But no laughing matter.
The Government has pledged that all 16 to 18 year olds will complete 50 hours of community work as part of its move to raise the school leaving age.
In the speech announcing the plan, which will be a Labour manifesto pledge, Gordon Brown specifically mentioned that teenagers would make a difference by “helping in an old people’s home or tutoring younger pupils”.
But under the Government’s strict new vetting regime, anyone over the age of 16 working with children or vulnerable adults will have to start registering with the new Independent Safeguarding Authority (ISA) from November next year. …
So the teenagers will have to be checked.
Also surely the elderly or vulnerable will have to be checked too, because they will be in contact with these teenagers.
The vetting scheme was initially designed to protect children against abuse. More than 11 million people are expected to be vetted by 2015. Checks cost £64 but are free to volunteers.
The scheme is only supposed to apply to those who work with children or vulnerable adults on a frequent or intensive basis but many organisations take a “better safe then sorry approach”.
Critics have condemned the application of vetting to an ever-growing number of law-abiding helpers.
Parents who ferry children to football matches, adults who sit in with their youngsters at Sunday school and parents who occasionally help out at Scouts have all fallen victim to the zealous imposition of the checks.
Mounting opposition has led Ed Balls, the Children’s Secretary, to announce a review of the rules. Sir Roger Singleton, the chair of the ISA, will attempt to clarify who will be covered by the scheme. He will report next month.
A spokesman for the Department for Children, Schools and Families, said: “We have asked Sir Roger to advise on this issue as part of his check on who should have to register with the vetting and barring scheme.”
But why on earth wasn’t it made clear already? Critics of the scheme since its inception, even if they broadly supported it in principle, predicted there would be such consequences. I wrote over a year ago that,
Parents are not being allowed into Christmas discos. A large proportion of adults are being put off volunteer work – with consequences for children (e.g. 50,000 girls excluded from joining Girl Guides because of a shortage of adult leaders). Adults are put off from reassuring children.
It’s harming civil society. Did our beloved leaders include these consequences in their cost-benefit analysis of the scheme?
Oh, now I read that (hat-tip Andrew Watson),
Parents who want to accompany their children to Christmas carol services and other festive activities are being officially vetted for criminal records in case they are paedophiles. …
Among those affected are parents at a village primary school who have been told they must be vetted before they can accompany pupils on a 10-minute walk to a morning carol service at the local church.

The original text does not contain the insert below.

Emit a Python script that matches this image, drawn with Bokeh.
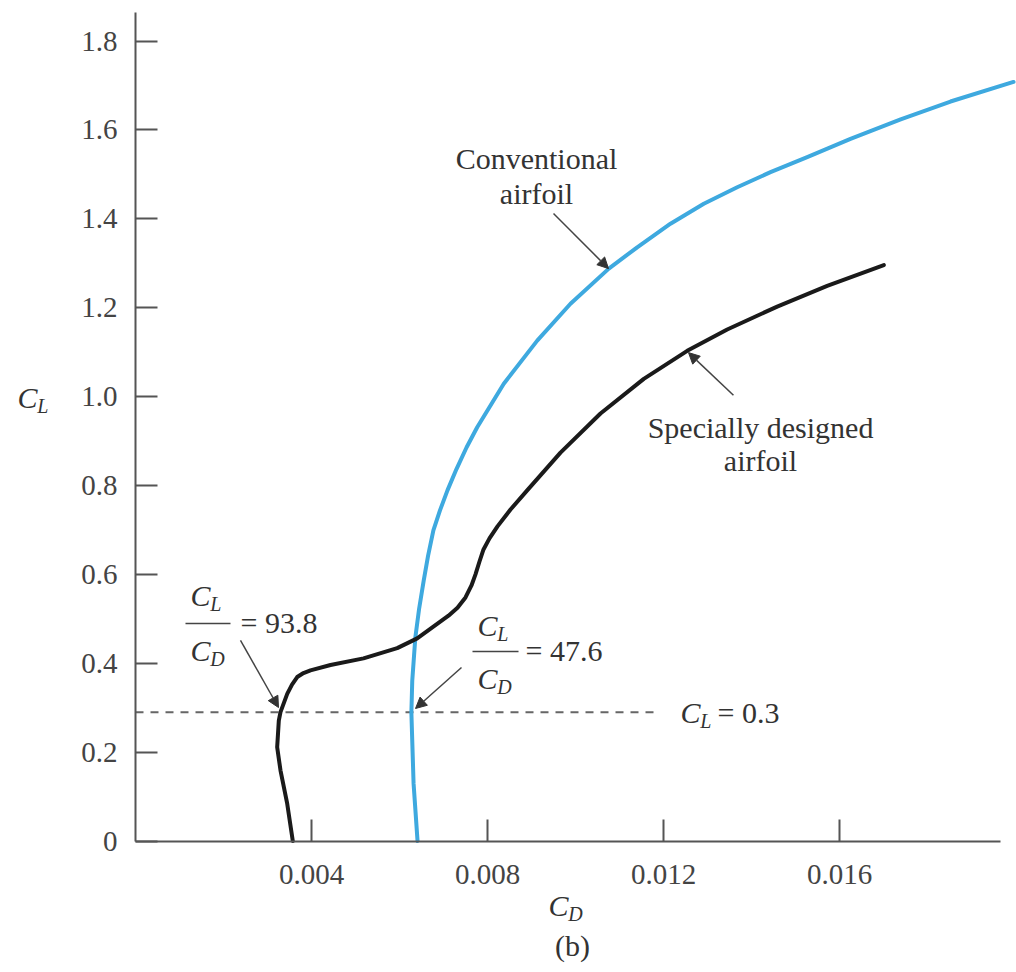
from bokeh.plotting import figure
from bokeh.models import Range1d, FixedTicker, Label, Arrow, NormalHead
from bokeh.embed import file_html
from bokeh.resources import INLINE

# ---- data ----
conv_cd = [0.00641, 0.00632, 0.00627, 0.00629, 0.00636, 0.006445, 0.00655, 0.00665,
           0.00677, 0.00692, 0.00709, 0.007295, 0.007523, 0.007766, 0.00837, 0.00913,
           0.009886, 0.010757, 0.011402, 0.012159, 0.012916, 0.013675, 0.014432,
           0.015266, 0.01625, 0.01739, 0.018523, 0.019955]
conv_cl = [0.000, 0.129, 0.289, 0.361, 0.458, 0.522, 0.586, 0.642,
           0.699, 0.744, 0.789, 0.837, 0.8855, 0.931, 1.029, 1.126,
           1.209, 1.288, 1.336, 1.389, 1.434, 1.471, 1.505,
           1.539, 1.580, 1.624, 1.664, 1.708]

spec_cd = [0.003575, 0.003448, 0.003295, 0.003220, 0.003257, 0.003295, 0.003448, 0.003557,
           0.003675, 0.003818, 0.003977, 0.004432, 0.005182, 0.005948, 0.006402, 0.006864,
           0.007114, 0.007318, 0.007500, 0.007636, 0.007727, 0.007818, 0.007909, 0.008045,
           0.008227, 0.008523, 0.008902, 0.009659, 0.010568, 0.011552, 0.012539, 0.013448,
           0.014584, 0.015720, 0.017007]
spec_cl = [0.000, 0.084, 0.159, 0.211, 0.271, 0.290, 0.331, 0.352,
           0.369, 0.378, 0.384, 0.396, 0.411, 0.434, 0.456, 0.489,
           0.507, 0.525, 0.548, 0.575, 0.600, 0.629, 0.656, 0.681,
           0.708, 0.746, 0.789, 0.874, 0.962, 1.040, 1.103, 1.151,
           1.2025, 1.249, 1.296]

ref_cl = 0.29
ref_cd = [0.0, 0.01193]

x_ticks = [0.004, 0.008, 0.012, 0.016]
x_tick_labels = ["0.004", "0.008", "0.012", "0.016"]
y_ticks = [0.0, 0.2, 0.4, 0.6, 0.8, 1.0, 1.2, 1.4, 1.6, 1.8]
y_tick_labels = ["0", "0.2", "0.4", "0.6", "0.8", "1.0", "1.2", "1.4", "1.6", "1.8"]

FONT = "Liberation Serif"
TXT = "#333333"
AX = "#555555"

p = figure(width=1016, height=972,
           x_range=Range1d(-0.0030682, 0.0200227), y_range=Range1d(-0.29590, 1.89131),
           output_backend="svg", toolbar_location=None,
           min_border_left=0, min_border_right=0, min_border_top=0, min_border_bottom=0)
p.outline_line_color = None
p.xgrid.visible = False
p.ygrid.visible = False
p.background_fill_color = "white"
p.border_fill_color = "white"

for ax in (p.xaxis[0], p.yaxis[0]):
    ax.fixed_location = 0
    ax.axis_line_color = AX
    ax.axis_line_width = 2
    ax.major_tick_line_color = AX
    ax.major_tick_line_width = 2
    ax.major_tick_in = 22
    ax.major_tick_out = 0
    ax.minor_tick_line_color = None
    ax.major_label_text_font = FONT
    ax.major_label_text_font_size = "29px"
    ax.major_label_text_color = "#444444"

p.xaxis[0].major_label_standoff = 24
p.yaxis[0].major_label_standoff = 18
p.xaxis[0].ticker = FixedTicker(ticks=x_ticks)
p.xaxis[0].major_label_overrides = {t: l for t, l in zip(x_ticks, x_tick_labels)}
p.xaxis[0].bounds = (0, 0.01966)
p.yaxis[0].ticker = FixedTicker(ticks=y_ticks)
p.yaxis[0].major_label_overrides = {t: l for t, l in zip(y_ticks, y_tick_labels)}
p.yaxis[0].bounds = (0, 1.8654)

# reference line
p.line(ref_cd, [ref_cl, ref_cl], line_color="#666666", line_width=2, line_dash="8 7")

# curves
p.line(conv_cd, conv_cl, line_color="#3ea9df", line_width=4, line_join="round", line_cap="round")
p.line(spec_cd, spec_cl, line_color="#1a1a1a", line_width=4, line_join="round", line_cap="round")


def lab(x, y, t, size="30px", style="normal", align="left"):
    p.add_layout(Label(x=x, y=y, text=t, text_font=FONT, text_font_size=size,
                       text_font_style=style, text_color=TXT, text_align=align,
                       text_baseline="middle"))


def sym(x, y, sub):
    # italic C with italic subscript
    lab(x, y, "C", style="italic")
    lab(x + 0.00045, y - 0.019, sub, size="20px", style="italic")


def arrow(x0, y0, x1, y1, head=True):
    p.add_layout(Arrow(x_start=x0, y_start=y0, x_end=x1, y_end=y1,
                       line_color="#444444", line_width=1.5,
                       end=NormalHead(size=11, fill_color="#333333", line_color="#333333") if head else None))


# curve labels
lab(0.009114, 1.5358, "Conventional", align="center")
lab(0.009114, 1.457, "airfoil", align="center")
arrow(0.0095, 1.412, 0.01075, 1.288)

lab(0.014205, 0.9305, "Specially designed", align="center")
lab(0.014205, 0.856, "airfoil", align="center")
arrow(0.01359, 1.003, 0.012568, 1.099)

# CL/CD = 93.8
sym(0.00125, 0.5524, "L")
arrow(0.001136, 0.4894, 0.002159, 0.4894, head=False)
sym(0.00125, 0.4287, "D")
lab(0.002386, 0.4917, "= 93.8")
arrow(0.002386, 0.4512, 0.00325, 0.3004)

# CL/CD = 47.6
sym(0.0077727, 0.4849, "L")
arrow(0.007659, 0.4264, 0.008705, 0.4264, head=False)
sym(0.0077727, 0.3657, "D")
lab(0.008864, 0.4286, "= 47.6")
arrow(0.007409, 0.3904, 0.006364, 0.2982)

# CL = 0.3
sym(0.012386, 0.2892, "L")
lab(0.013227, 0.2892, "= 0.3")

# axis titles
sym(-0.002682, 0.998, "L")
sym(0.009386, -0.1451, "D")
lab(0.009932, -0.2351, "(b)", align="center")

open("out.html", "w").write(file_html(p, INLINE))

Other primaries have instituted vetting for parents attending Christmas discos on school premises. Some schools require checks on parents who volunteer to walk with children from the school to post letters to Father Christmas.
Frank Furedi, professor of sociology at Kent University and the author of a report on paranoia over child protection, said: “Once you institutionalise mistrust, you incite people to take these things further and further, finding new areas to implement criminal record checks.
“It becomes a badge of responsibility and a symbolic ritual. It doesn’t matter if it doesn’t make sense.”
Incidentally, from the first article I linked to above,
Some charities have criticised the plan and have said that its mandatory nature goes against the spirit of volunteering.
Er yes, because volunteering for something means you freely choose to do it. By definition, you can’t be compelled to volunteer. Jebus, it’s like ‘presumed consent’ for organ donation.